Aim |
Output all the data exactly. Pictures do not belong in the copy.

Data section |
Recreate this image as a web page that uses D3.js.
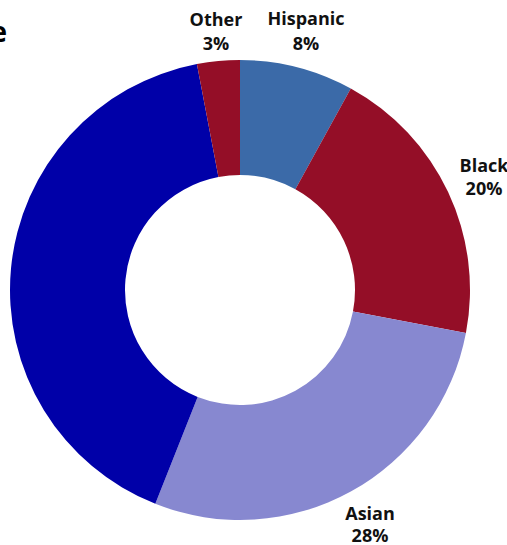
<!DOCTYPE html>
<html>
<head>
<meta charset="utf-8">
<script src="https://cdn.jsdelivr.net/npm/d3@7/dist/d3.min.js"></script>
<style>
  html, body { margin: 0; padding: 0; background: #fff; overflow: hidden; }
  svg { display: block; }
  text { font-family: "Open Sans", "Noto Sans", sans-serif; font-weight: 700; fill: #111; }
</style>
</head>
<body>
<svg id="chart" width="507" height="545"></svg>
<script>
// Share of each group, clockwise from 12 o'clock
const categories = ["Hispanic", "Black", "Asian", "White", "Other"];
const values = [8, 20, 28, 41, 3];
const colors = ["#3b6aa8", "#940e27", "#8788d0", "#0000a8", "#940e27"];

// Label placement: centre x, name baseline, percentage baseline
const labelPos = {
  Hispanic: [306, 25, 50],
  Black:    [484, 172, 195],
  Asian:    [370, 520, 542],
  White:    [-27, 245, 269],
  Other:    [216, 26, 50]
};

const svg = d3.select("#chart");
const cx = 240, cy = 290, outerR = 230, innerR = 115;

const pie = d3.pie().sort(null).value(d => d.value);
const arc = d3.arc().innerRadius(innerR).outerRadius(outerR);
const data = categories.map((c, i) => ({ name: c, value: values[i], color: colors[i] }));

const g = svg.append("g").attr("transform", `translate(${cx},${cy})`);
g.selectAll("path")
  .data(pie(data))
  .join("path")
  .attr("d", arc)
  .attr("fill", d => d.data.color);

// Title (runs off the left edge)
svg.append("text")
  .attr("x", 7).attr("y", 42)
  .attr("text-anchor", "end")
  .style("font-size", "28px")
  .style("fill", "#000")
  .text("Race");

// Category labels
const labels = svg.selectAll("g.label")
  .data(data)
  .join("g")
  .attr("class", "label")
  .attr("transform", d => `translate(${labelPos[d.name][0]},0)`);

labels.append("text")
  .attr("text-anchor", "middle")
  .attr("y", d => labelPos[d.name][1])
  .style("font-size", "18px")
  .text(d => d.name);

labels.append("text")
  .attr("text-anchor", "middle")
  .attr("y", d => labelPos[d.name][2])
  .style("font-size", "18px")
  .text(d => d.value + "%");
</script>
</body>
</html>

Written solution |
Recreate this image as a web page that uses D3.js.
<!DOCTYPE html>
<html>
<head>
<meta charset="utf-8">
<script src="https://cdn.jsdelivr.net/npm/d3@7/dist/d3.min.js"></script>
<style>
  html, body { margin: 0; padding: 0; background: #fff; overflow: hidden; }
  svg { display: block; }
  text { font-family: "Open Sans", "Noto Sans", sans-serif; font-weight: 700; fill: #111; }
</style>
</head>
<body>
<svg id="chart" width="507" height="545"></svg>
<script>
// Share of each group, clockwise from 12 o'clock
const categories = ["Hispanic", "Black", "Asian", "White", "Other"];
const values = [8, 20, 28, 41, 3];
const colors = ["#3b6aa8", "#940e27", "#8788d0", "#0000a8", "#940e27"];

// Label placement: centre x, name baseline, percentage baseline
const labelPos = {
  Hispanic: [306, 25, 50],
  Black:    [484, 172, 195],
  Asian:    [370, 520, 542],
  White:    [-27, 245, 269],
  Other:    [216, 26, 50]
};

const svg = d3.select("#chart");
const cx = 240, cy = 290, outerR = 230, innerR = 115;

const pie = d3.pie().sort(null).value(d => d.value);
const arc = d3.arc().innerRadius(innerR).outerRadius(outerR);
const data = categories.map((c, i) => ({ name: c, value: values[i], color: colors[i] }));

const g = svg.append("g").attr("transform", `translate(${cx},${cy})`);
g.selectAll("path")
  .data(pie(data))
  .join("path")
  .attr("d", arc)
  .attr("fill", d => d.data.color);

// Title (runs off the left edge)
svg.append("text")
  .attr("x", 7).attr("y", 42)
  .attr("text-anchor", "end")
  .style("font-size", "28px")
  .style("fill", "#000")
  .text("Race");

// Category labels
const labels = svg.selectAll("g.label")
  .data(data)
  .join("g")
  .attr("class", "label")
  .attr("transform", d => `translate(${labelPos[d.name][0]},0)`);

labels.append("text")
  .attr("text-anchor", "middle")
  .attr("y", d => labelPos[d.name][1])
  .style("font-size", "18px")
  .text(d => d.name);

labels.append("text")
  .attr("text-anchor", "middle")
  .attr("y", d => labelPos[d.name][2])
  .style("font-size", "18px")
  .text(d => d.value + "%");
</script>
</body>
</html>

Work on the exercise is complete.